-------- RECORDS TO PROCESS
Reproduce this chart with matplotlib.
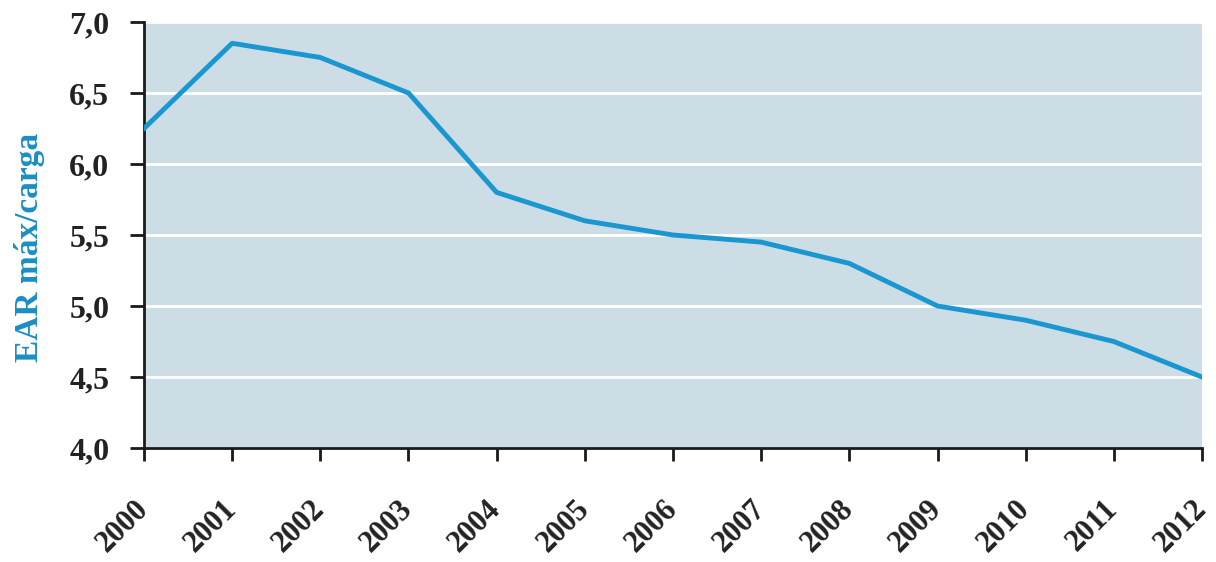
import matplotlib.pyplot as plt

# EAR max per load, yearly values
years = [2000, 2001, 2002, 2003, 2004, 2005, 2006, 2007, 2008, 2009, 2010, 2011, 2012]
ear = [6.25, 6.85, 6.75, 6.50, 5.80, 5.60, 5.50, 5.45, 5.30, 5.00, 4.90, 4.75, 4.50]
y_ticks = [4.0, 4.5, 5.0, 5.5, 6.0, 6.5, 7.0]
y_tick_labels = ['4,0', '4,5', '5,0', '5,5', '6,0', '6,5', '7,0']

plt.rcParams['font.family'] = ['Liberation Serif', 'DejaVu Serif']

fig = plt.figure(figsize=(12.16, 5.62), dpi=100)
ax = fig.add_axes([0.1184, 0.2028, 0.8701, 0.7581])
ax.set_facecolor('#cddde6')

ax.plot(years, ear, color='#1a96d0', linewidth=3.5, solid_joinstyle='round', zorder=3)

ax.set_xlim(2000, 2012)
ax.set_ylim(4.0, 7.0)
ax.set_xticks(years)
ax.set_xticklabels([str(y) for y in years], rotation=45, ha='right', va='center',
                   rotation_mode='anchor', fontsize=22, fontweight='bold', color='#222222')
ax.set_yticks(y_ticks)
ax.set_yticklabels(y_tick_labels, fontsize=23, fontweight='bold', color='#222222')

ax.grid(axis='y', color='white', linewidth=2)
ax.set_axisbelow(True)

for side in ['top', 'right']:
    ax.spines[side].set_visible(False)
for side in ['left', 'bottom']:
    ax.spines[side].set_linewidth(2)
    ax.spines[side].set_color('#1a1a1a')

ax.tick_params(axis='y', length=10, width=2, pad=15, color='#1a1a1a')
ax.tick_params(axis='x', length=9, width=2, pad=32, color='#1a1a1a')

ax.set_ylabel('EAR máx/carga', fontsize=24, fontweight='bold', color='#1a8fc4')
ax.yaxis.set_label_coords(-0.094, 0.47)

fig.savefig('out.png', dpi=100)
----------------
-------- RECORDS TO PROCESS
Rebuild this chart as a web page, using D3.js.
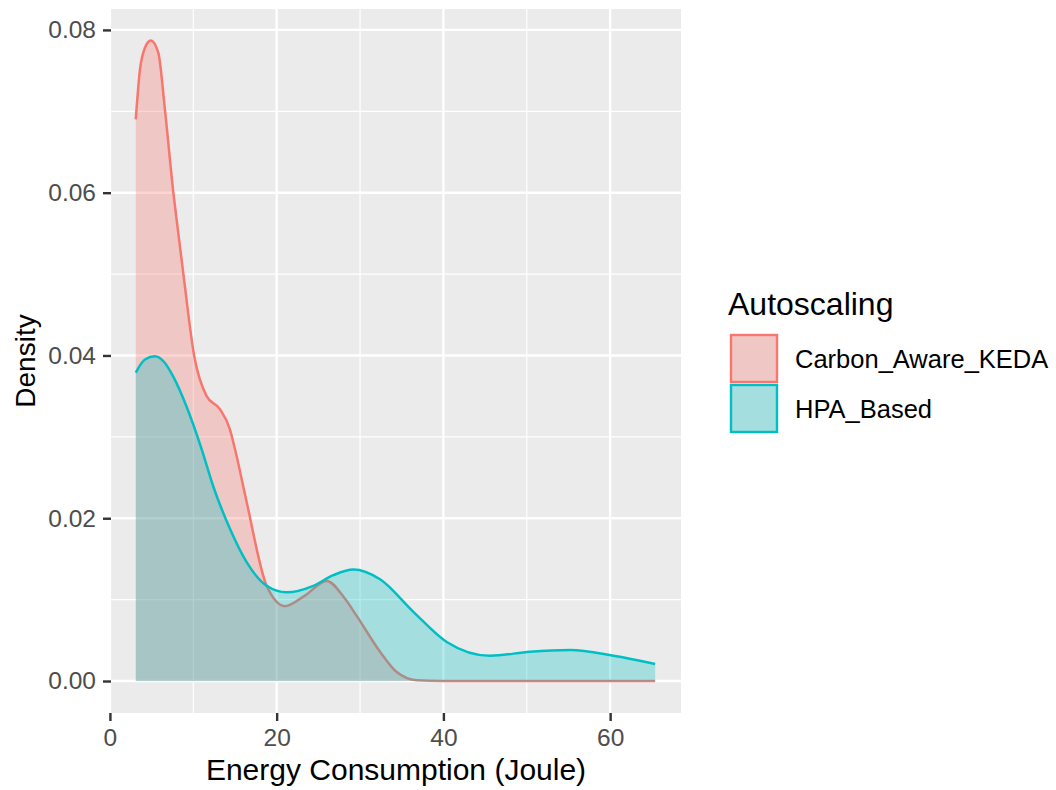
----------------
-------- RECORDS TO PROCESS
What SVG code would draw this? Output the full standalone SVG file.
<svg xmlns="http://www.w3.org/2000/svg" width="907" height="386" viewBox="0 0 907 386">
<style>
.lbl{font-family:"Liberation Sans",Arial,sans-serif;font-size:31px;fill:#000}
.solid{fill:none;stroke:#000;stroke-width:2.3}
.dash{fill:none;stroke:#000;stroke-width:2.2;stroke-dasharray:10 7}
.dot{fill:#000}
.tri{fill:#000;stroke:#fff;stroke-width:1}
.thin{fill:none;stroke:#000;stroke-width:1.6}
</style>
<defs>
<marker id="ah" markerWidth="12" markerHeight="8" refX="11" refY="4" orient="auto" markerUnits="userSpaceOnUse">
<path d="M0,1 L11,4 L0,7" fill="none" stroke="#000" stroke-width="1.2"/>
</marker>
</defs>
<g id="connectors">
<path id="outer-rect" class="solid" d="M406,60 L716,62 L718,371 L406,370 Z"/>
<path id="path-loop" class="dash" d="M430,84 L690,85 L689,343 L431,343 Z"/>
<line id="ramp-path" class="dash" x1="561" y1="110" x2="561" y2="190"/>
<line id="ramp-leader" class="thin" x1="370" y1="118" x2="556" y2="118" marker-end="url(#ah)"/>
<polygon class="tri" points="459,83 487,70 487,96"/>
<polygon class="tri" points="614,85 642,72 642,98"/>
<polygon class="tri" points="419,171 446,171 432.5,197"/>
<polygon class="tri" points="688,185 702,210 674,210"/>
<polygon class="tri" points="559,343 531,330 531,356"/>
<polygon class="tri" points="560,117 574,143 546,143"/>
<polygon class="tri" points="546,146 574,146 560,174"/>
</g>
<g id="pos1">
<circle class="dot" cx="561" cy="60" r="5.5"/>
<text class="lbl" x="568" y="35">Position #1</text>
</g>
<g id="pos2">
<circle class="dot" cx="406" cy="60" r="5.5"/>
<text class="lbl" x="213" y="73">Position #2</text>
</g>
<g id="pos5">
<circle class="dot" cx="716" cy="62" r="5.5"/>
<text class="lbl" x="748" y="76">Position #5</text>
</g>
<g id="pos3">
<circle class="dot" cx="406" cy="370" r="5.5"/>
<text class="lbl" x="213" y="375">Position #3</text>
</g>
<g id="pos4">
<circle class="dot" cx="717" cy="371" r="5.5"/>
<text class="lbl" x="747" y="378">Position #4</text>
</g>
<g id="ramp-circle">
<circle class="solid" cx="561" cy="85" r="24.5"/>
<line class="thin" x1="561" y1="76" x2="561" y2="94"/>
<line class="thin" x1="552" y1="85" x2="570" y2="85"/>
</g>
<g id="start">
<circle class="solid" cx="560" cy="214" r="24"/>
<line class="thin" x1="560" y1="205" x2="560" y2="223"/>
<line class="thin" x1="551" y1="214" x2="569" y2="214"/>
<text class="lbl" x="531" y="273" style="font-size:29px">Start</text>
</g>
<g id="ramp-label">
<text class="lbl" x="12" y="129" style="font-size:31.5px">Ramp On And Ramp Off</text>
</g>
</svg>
----------------
▶ _GIVEN PROBLEM_:
From the entries above, copy exactly the lines starting at the one with "Reproduce this chart with matplotlib." and stopping at the one with "plt.rcParams['font.family'] = ['Liberation", keeping both ends. Drop the pictures.

▶ _EXERCISE RESPONSE_:
Reproduce this chart with matplotlib.
import matplotlib.pyplot as plt

# EAR max per load, yearly values
years = [2000, 2001, 2002, 2003, 2004, 2005, 2006, 2007, 2008, 2009, 2010, 2011, 2012]
ear = [6.25, 6.85, 6.75, 6.50, 5.80, 5.60, 5.50, 5.45, 5.30, 5.00, 4.90, 4.75, 4.50]
y_ticks = [4.0, 4.5, 5.0, 5.5, 6.0, 6.5, 7.0]
y_tick_labels = ['4,0', '4,5', '5,0', '5,5', '6,0', '6,5', '7,0']

plt.rcParams['font.family'] = ['Liberation Serif', 'DejaVu Serif']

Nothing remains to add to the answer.